Task description -
Copy out all lines that hold "chart".

Record list -

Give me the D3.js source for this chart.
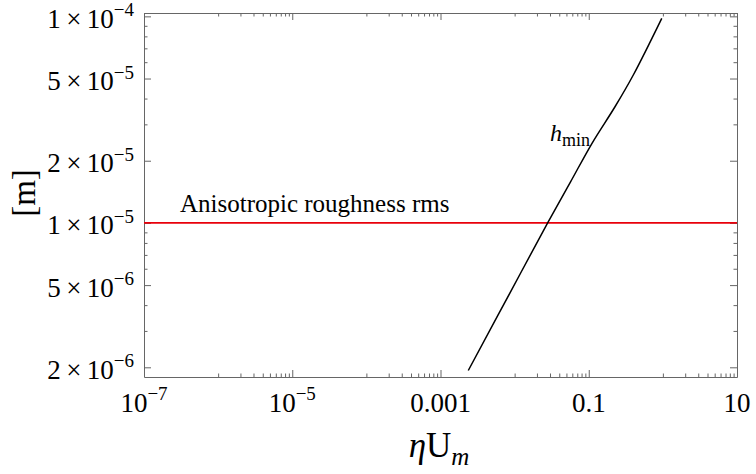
<!DOCTYPE html>
<html><head><meta charset="utf-8">
<script src="https://cdn.jsdelivr.net/npm/d3@7"></script>
<style>
body{margin:0;background:#fff}
svg{display:block}
text{font-family:"Liberation Serif","Times New Roman",serif;fill:#000}
</style>
</head><body>
<svg id="chart" width="756" height="474"></svg>
<script>
// ---- data ----
const curveX = [0.00237, 0.01196, 0.0279, 0.0568, 0.1107, 0.226, 0.399, 0.966];
const curveY = [1.93e-6, 5.69e-6, 1.0e-5, 1.58e-5, 2.43e-5, 3.65e-5, 5.20e-5, 9.78e-5];
const roughnessRms = 1e-5;
const xTickValues = [1e-7, 1e-5, 1e-3, 1e-1, 10];
const xTickLabels = ["10^−7", "10^−5", "0.001", "0.1", "10"];
const xMinorValues = [1e-6,2e-6,3e-6,4e-6,5e-6,6e-6,7e-6,8e-6,9e-6,
                      1e-4,2e-4,3e-4,4e-4,5e-4,6e-4,7e-4,8e-4,9e-4,
                      1e-2,2e-2,3e-2,4e-2,5e-2,6e-2,7e-2,8e-2,9e-2,
                      1,2,3,4,5,6,7,8,9];
const yTickValues = [2e-6, 5e-6, 1e-5, 2e-5, 5e-5, 1e-4];
const yTickLabels = ["2\u2009×\u200910^−6", "5\u2009×\u200910^−6", "1\u2009×\u200910^−5",
                     "2\u2009×\u200910^−5", "5\u2009×\u200910^−5", "1\u2009×\u200910^−4"];
const yMinorValues = [3e-6,4e-6,6e-6,7e-6,8e-6,9e-6,3e-5,4e-5,6e-5,7e-5,8e-5,9e-5];
const xDomain = [1e-7, 10];
const yDomain = [1.795e-6, 1.038e-4];

// ---- layout ----
const FONT = "'Liberation Serif','Times New Roman',serif";
const L = 144, R = 737, T = 13, B = 377;
const svg = d3.select("#chart");
const x = d3.scaleLog().domain(xDomain).range([L, R]);
const y = d3.scaleLog().domain(yDomain).range([B, T]);
const frameColor = "#666";

function styleAxis(g, keepDomain) {
  g.selectAll("path.domain").attr("stroke", keepDomain ? frameColor : "none").attr("stroke-width", 1);
  g.selectAll(".tick line").attr("stroke", frameColor).attr("stroke-width", 1);
  g.selectAll(".tick text").remove();
}

// major axes (frame)
svg.append("g").attr("transform", `translate(0,${B})`)
  .call(d3.axisBottom(x).tickValues(xTickValues).tickSizeInner(-7).tickSizeOuter(0).tickFormat(""))
  .call(g => styleAxis(g, true));
svg.append("g").attr("transform", `translate(0,${T})`)
  .call(d3.axisTop(x).tickValues(xTickValues).tickSizeInner(-7).tickSizeOuter(0).tickFormat(""))
  .call(g => styleAxis(g, true));
svg.append("g").attr("transform", `translate(${L},0)`)
  .call(d3.axisLeft(y).tickValues(yTickValues).tickSizeInner(-7).tickSizeOuter(0).tickFormat(""))
  .call(g => styleAxis(g, true));
svg.append("g").attr("transform", `translate(${R},0)`)
  .call(d3.axisRight(y).tickValues(yTickValues).tickSizeInner(-7).tickSizeOuter(0).tickFormat(""))
  .call(g => styleAxis(g, true));
// minor ticks
svg.append("g").attr("transform", `translate(0,${B})`)
  .call(d3.axisBottom(x).tickValues(xMinorValues).tickSizeInner(-3.5).tickSizeOuter(0).tickFormat(""))
  .call(g => styleAxis(g, false));
svg.append("g").attr("transform", `translate(0,${T})`)
  .call(d3.axisTop(x).tickValues(xMinorValues).tickSizeInner(-3.5).tickSizeOuter(0).tickFormat(""))
  .call(g => styleAxis(g, false));
svg.append("g").attr("transform", `translate(${L},0)`)
  .call(d3.axisLeft(y).tickValues(yMinorValues).tickSizeInner(-3.5).tickSizeOuter(0).tickFormat(""))
  .call(g => styleAxis(g, false));
svg.append("g").attr("transform", `translate(${R},0)`)
  .call(d3.axisRight(y).tickValues(yMinorValues).tickSizeInner(-3.5).tickSizeOuter(0).tickFormat(""))
  .call(g => styleAxis(g, false));

// tick labels with superscripts
function powLabel(sel, label, supSize, supDy) {
  const parts = label.split("^");
  sel.append("tspan").text(parts[0]);
  if (parts.length > 1) sel.append("tspan").attr("font-size", supSize).attr("dy", supDy).text(parts[1]);
}
xTickValues.forEach((v, i) => {
  const t = svg.append("text").attr("x", x(v)).attr("y", 411.5).attr("font-family", FONT)
    .attr("text-anchor", "middle").attr("font-size", 27);
  powLabel(t, xTickLabels[i], 19, -11.5);
});
yTickValues.forEach((v, i) => {
  const t = svg.append("text").attr("x", 134).attr("y", y(v) + 11.5).attr("font-family", FONT)
    .attr("text-anchor", "end").attr("font-size", 27);
  powLabel(t, yTickLabels[i], 19, -11.5);
});

// red reference line
svg.append("line")
  .attr("x1", x(xDomain[0])).attr("x2", x(xDomain[1]))
  .attr("y1", y(roughnessRms)).attr("y2", y(roughnessRms))
  .attr("stroke", "#e8000b").attr("stroke-width", 1.6);

// h_min curve
const line = d3.line().x(d => x(d[0])).y(d => y(d[1])).curve(d3.curveCatmullRom.alpha(0.5));
svg.append("path")
  .datum(curveX.map((v, i) => [v, curveY[i]]))
  .attr("d", line).attr("fill", "none").attr("stroke", "#000").attr("stroke-width", 1.5);

// annotations
svg.append("text").attr("x", 180).attr("y", 211.5).attr("font-size", 25).attr("font-family", FONT)
  .text("Anisotropic roughness rms");
const hl = svg.append("text").attr("x", 550).attr("y", 141).attr("font-size", 24).attr("font-family", FONT);
hl.append("tspan").attr("font-style", "italic").text("h");
hl.append("tspan").attr("font-size", 18).attr("dy", 4.5).text("min");

// axis titles
const xt = svg.append("text").attr("x", 439).attr("y", 457).attr("text-anchor", "middle")
  .attr("font-size", 35).attr("font-family", FONT);
xt.append("tspan").attr("font-style", "italic").text("η");
xt.append("tspan").text("U");
xt.append("tspan").attr("font-style", "italic").attr("font-size", 25).attr("dy", 8).text("m");

svg.append("text").attr("transform", "translate(35,193) rotate(-90)").attr("font-family", FONT)
  .attr("text-anchor", "middle").attr("font-size", 33).text("[m]");
</script>
</body></html>
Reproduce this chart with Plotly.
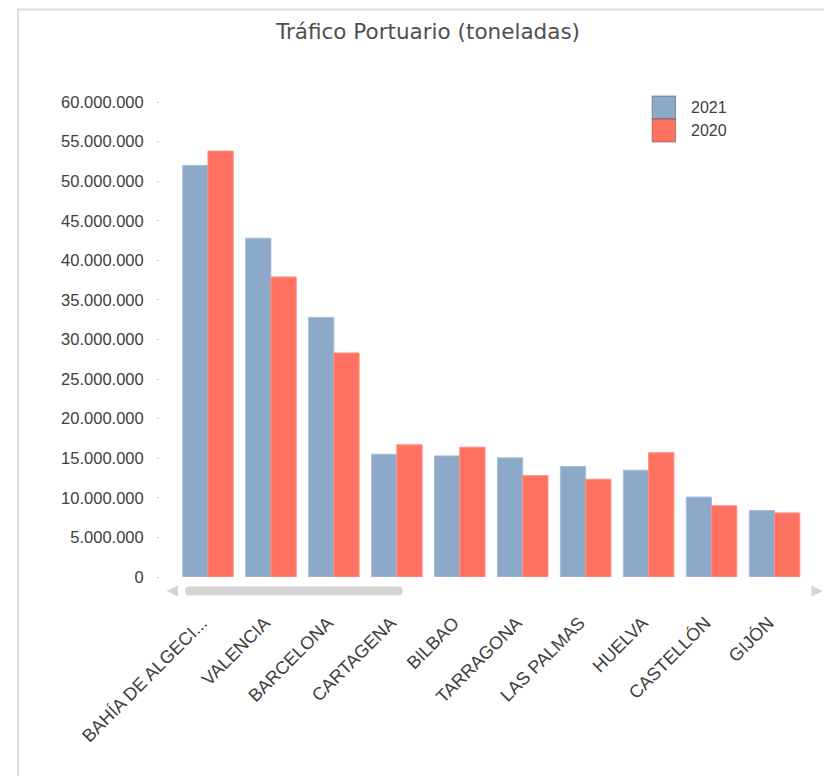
import plotly.graph_objects as go

# ---- data ----
categories = ["BAHÍA DE ALGECI...", "VALENCIA", "BARCELONA", "CARTAGENA", "BILBAO",
              "TARRAGONA", "LAS PALMAS", "HUELVA", "CASTELLÓN", "GIJÓN"]
series_names = ["2021", "2020"]
values_2021 = [52_000_000, 42_800_000, 32_800_000, 15_500_000, 15_300_000,
               15_050_000, 13_950_000, 13_500_000, 10_100_000, 8_400_000]
values_2020 = [53_800_000, 37_900_000, 28_300_000, 16_700_000, 16_400_000,
               12_800_000, 12_350_000, 15_700_000, 9_000_000, 8_100_000]
y_ticks = [0, 5_000_000, 10_000_000, 15_000_000, 20_000_000, 25_000_000, 30_000_000,
           35_000_000, 40_000_000, 45_000_000, 50_000_000, 55_000_000, 60_000_000]

colors = ["#8DA9CA", "#FF7161"]
edge_colors = ["#A9BED8", "#FF9184"]

OFF = 8                      # page body margin
SW, SH = 832, 776            # screen size
W, H = SW - OFF, SH - OFF    # figure size
L, R, T, B = 160, 806.5, 101.5, 577  # plot area in screen px


def px(x):
    return (x - L) / (R - L)


def py(y):
    return (B - y) / (B - T)


fig = go.Figure()
for name, vals, col, ec in zip(series_names, [values_2021, values_2020], colors, edge_colors):
    fig.add_trace(go.Bar(
        x=categories, y=vals, name=name,
        marker=dict(color=col, line=dict(color=ec, width=1)),
        showlegend=False,
    ))

shapes = []
# outer frame (left + top)
shapes.append(dict(type="path", xref="paper", yref="paper",
                   path=f"M {px(18)} {py(SH + 5)} L {px(18)} {py(9)} L {px(SW + 5)} {py(9)}",
                   line=dict(color="#dcdcdc", width=2)))
# scrollbar thumb (rounded)
x0, x1, y0, y1, r = 185, 403, 586.5, 595.5, 4.5
rx = r / (R - L)
ry = r / (B - T)
shapes.append(dict(
    type="path", xref="paper", yref="paper",
    path=(f"M {px(x0) + rx} {py(y0)} L {px(x1) - rx} {py(y0)} "
          f"Q {px(x1)} {py(y0)} {px(x1)} {py(y0) - ry} "
          f"Q {px(x1)} {py(y1)} {px(x1) - rx} {py(y1)} "
          f"L {px(x0) + rx} {py(y1)} "
          f"Q {px(x0)} {py(y1)} {px(x0)} {py(y1) + ry} "
          f"Q {px(x0)} {py(y0)} {px(x0) + rx} {py(y0)} Z"),
    fillcolor="#d4d4d4", line=dict(width=0)))
# scroll arrows
shapes.append(dict(type="path", xref="paper", yref="paper",
                   path=f"M {px(166.5)} {py(591)} L {px(178)} {py(585.5)} L {px(178)} {py(596.5)} Z",
                   fillcolor="#d4d4d4", line=dict(width=0)))
shapes.append(dict(type="path", xref="paper", yref="paper",
                   path=f"M {px(823.5)} {py(591)} L {px(812)} {py(585.5)} L {px(812)} {py(596.5)} Z",
                   fillcolor="#d4d4d4", line=dict(width=0)))

annotations = []
# custom legend
leg_y = [95.5, 118.5]
for i, (name, col) in enumerate(zip(series_names, colors)):
    top = leg_y[i]
    shapes.append(dict(type="rect", xref="paper", yref="paper",
                       x0=px(652.5), x1=px(676), y0=py(top), y1=py(top + 23),
                       fillcolor=col, line=dict(color="rgba(90,90,90,0.6)", width=1)))
    annotations.append(dict(xref="paper", yref="paper", x=px(689), y=py(top + 11.5),
                            text=name, showarrow=False, xanchor="left", yanchor="middle",
                            font=dict(family="Liberation Sans, Arial, sans-serif", size=16,
                                      color="#404040")))

fig.update_layout(
    width=W, height=H,
    margin=dict(l=L - OFF, r=SW - R, t=T - OFF, b=SH - B, pad=0),
    paper_bgcolor="white", plot_bgcolor="white",
    separators=",.",
    barmode="group", bargap=0.197, bargroupgap=0,
    title=dict(text="Tráfico Portuario (toneladas)", x=(428 - OFF) / W, xanchor="center",
               y=1 - (31 - OFF) / H, yanchor="middle",
               font=dict(family="DejaVu Sans, sans-serif", size=21.5, color="#4f4f4f")),
    xaxis=dict(range=[-0.762, 9.5], showgrid=False, showline=False, zeroline=False,
               tickangle=-45, ticks="", ticklabelstandoff=31, ticklabelshift=-6,
               tickfont=dict(family="Liberation Sans, Arial, sans-serif", size=18, color="#404040"),
               fixedrange=True),
    yaxis=dict(range=[0, 60_000_000], tickvals=y_ticks, tickformat=",.0f",
               showgrid=False, showline=False, zeroline=False,
               ticks="outside", ticklen=2, tickwidth=1, tickcolor="#c8c8c8",
               ticklabelstandoff=10,
               tickfont=dict(family="Liberation Sans, Arial, sans-serif", size=16.5, color="#404040"),
               fixedrange=True),
    shapes=shapes, annotations=annotations,
)

fig.write_html("out.html")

Exercise answer -
Give me the D3.js source for this chart.
<svg id="chart" width="756" height="474"></svg>
const svg = d3.select("#chart");
Reproduce this chart with Plotly.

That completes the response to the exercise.